The origin, evolution and astonishing scale of the catastrophic opioid epidemic just got a lot clearer.
The drug industry — the pill manufacturers, wholesalers and retailers — found it profitable to flood some of the most vulnerable communities with billions of painkillers. They continued to move their product, and the medical community and government agencies failed to take action, even when it became apparent that these pills were fueling addiction and overdoses and were diverted to the streets.
This has been broadly known for years, but the more precise details became public for the first time in a trove of data released after a legal challenge from the Washington Post and the owner of the Charleston Gazette-Mail. The revelatory data comes from the Drug Enforcement Administration and its Automation of Reports and Consolidated Orders System (ARCOS). It tracks the movement of every prescription pill in the country, from factory to pharmacy.
"This really shows a relationship between the manufacturers and the distributors: They were all in it together," said Jim Geldhof, a retired DEA employee who is now a consultant for plaintiffs in a lawsuit against the drug industry. "It just reinforces the fact that it was all about greed, and all about money."
The industry has denied that, blaming criminal doctors and individuals who abused the drugs.
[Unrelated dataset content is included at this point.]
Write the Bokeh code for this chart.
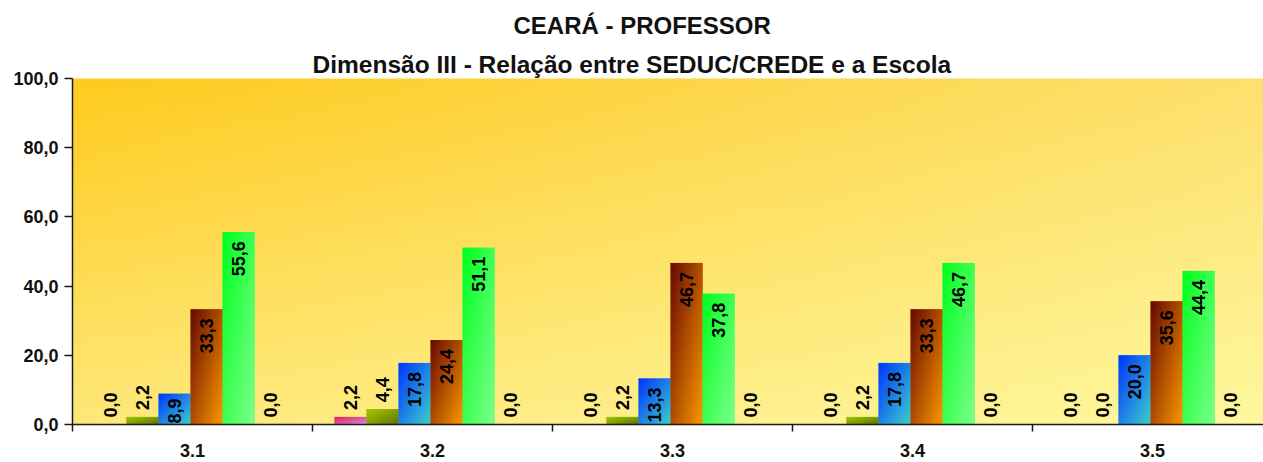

The industry also contends that the DEA had all the information it needed to stop diversion of pills into the black market. "The DEA has been the only entity to have all of this data at their fingertips, and it could have used the information to consistently monitor the supply of opioids and when appropriate, proactively identify bad actors," said John Parker, spokesman for the Arlington, Va.-based Healthcare Distribution Alliance. The DEA declined to comment.
It appears that failures mark every point along the supply chain. The epidemic was not something out of sight. In full view, it intensified and the companies, health care professionals, law enforcement officials and government regulators were unable or unwilling to stop it.
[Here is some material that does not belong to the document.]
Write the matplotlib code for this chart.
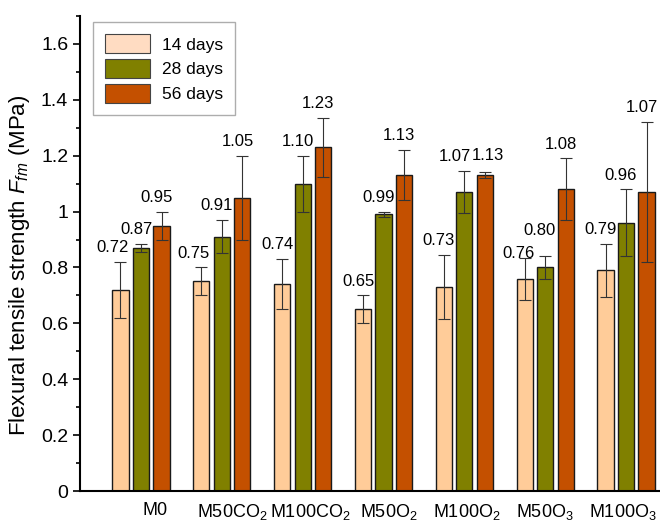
import numpy as np
import matplotlib
matplotlib.use("Agg")
import matplotlib.pyplot as plt
from matplotlib.patches import Patch
from matplotlib.ticker import MultipleLocator, FormatStrFormatter

plt.rcParams["font.family"] = ["Liberation Sans", "DejaVu Sans"]
plt.rcParams["mathtext.fontset"] = "custom"
plt.rcParams["mathtext.rm"] = "Liberation Sans"
plt.rcParams["mathtext.it"] = "Liberation Sans:italic"

groups = ["M0", "M50CO$_2$", "M100CO$_2$", "M50O$_2$", "M100O$_2$", "M50O$_3$", "M100O$_3$"]
series = ["14 days", "28 days", "56 days"]

d14 = [0.72, 0.75, 0.74, 0.65, 0.73, 0.76, 0.79]
d28 = [0.87, 0.91, 1.10, 0.99, 1.07, 0.80, 0.96]
d56 = [0.95, 1.05, 1.23, 1.13, 1.13, 1.08, 1.07]

e14 = [0.10, 0.05, 0.09, 0.05, 0.115, 0.075, 0.095]
e28 = [0.015, 0.06, 0.10, 0.01, 0.075, 0.04, 0.12]
e56 = [0.05, 0.15, 0.105, 0.09, 0.01, 0.11, 0.25]

colors = ["#FFCC99", "#808000", "#C45000"]
legend_colors = ["#FFDCC2", "#808000", "#C45000"]

fig = plt.figure(figsize=(6.6, 5.21), dpi=100)
ax = fig.add_axes([80 / 660, 1 - 491 / 521, 580 / 660, 475 / 521])

x = np.arange(len(groups))
w = 0.2
step = 0.254
px = 1 / 80.8  # data units per pixel in x

# manual nudges (dx px, dy pt) so the labels do not overlap
nudge = {(5, 0): (-1, -7), (5, 1): (-1, 8), (4, 1): (-4, 0), (4, 2): (8, 2),
         (0, 0): (-3, 0), (1, 0): (-3, 0)}

for k, (vals, errs) in enumerate([(d14, e14), (d28, e28), (d56, e56)]):
    pos = x + (k - 1) * step
    ax.bar(pos, vals, width=w, color=colors[k], edgecolor="#1a1a1a", linewidth=1.0, zorder=2)
    ax.errorbar(pos, vals, yerr=errs, fmt="none", ecolor="#333333", elinewidth=0.8,
                capsize=4, capthick=0.8, zorder=3)
    for i, (v, e) in enumerate(zip(vals, errs)):
        dx, dy = nudge.get((i, k), (0, 0))
        ax.annotate(f"{v:.2f}", (pos[i] + (-5 + dx) * px, v + e), xytext=(0, 7 + dy),
                    textcoords="offset points", ha="center", va="baseline", fontsize=12)

ax.set_xlim(-0.755, 6.42)
ax.set_ylim(0, 1.70)
ax.yaxis.set_major_locator(MultipleLocator(0.2))
ax.yaxis.set_minor_locator(MultipleLocator(0.1))
ax.yaxis.set_major_formatter(FormatStrFormatter("%g"))
ax.tick_params(axis="y", which="major", length=5, width=1.2, labelsize=14)
ax.tick_params(axis="y", which="minor", length=3, width=1.2)
label_pos = np.linspace(0.17, 5.96, len(groups))
ax.set_xticks(label_pos)
ax.set_xticklabels(groups, fontsize=13)
ax.tick_params(axis="x", length=0, pad=8)
for s in ["top", "right"]:
    ax.spines[s].set_visible(False)
ax.spines["left"].set_linewidth(1.5)
ax.spines["bottom"].set_linewidth(1.5)

ax.set_ylabel("Flexural tensile strength $F_{fm}$ (MPa)", fontsize=16)
ax.yaxis.set_label_coords(-0.082, 0.474)

handles = [Patch(facecolor=c, edgecolor="#444444", linewidth=0.8) for c in legend_colors]
leg = ax.legend(handles, series, loc="upper left", bbox_to_anchor=(0.022, 0.987), fontsize=12.5,
                frameon=True, fancybox=False, edgecolor="#999999", handlelength=2.6,
                handleheight=1.3, borderpad=0.7, labelspacing=0.33, handletextpad=0.7,
                borderaxespad=0)
leg.get_frame().set_linewidth(1.0)

fig.savefig("out.png", dpi=100)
"We have a tradition of trusting companies, and the [government] is kind of weak here," said Keith Humphreys, a Stanford professor. "Here it was misplaced trust."
The industry shipped 76 billion oxycodone and hydrocodone pills from 2006 through 2012, the period covered by the ARCOS data. They were distributed like a flash flood, spiking from 8.4 billion in 2006 to 12.6 billion in 2012. As a point of comparison, doses of morphine averaged slightly more than 500 million a year throughout the seven-year period, the data said.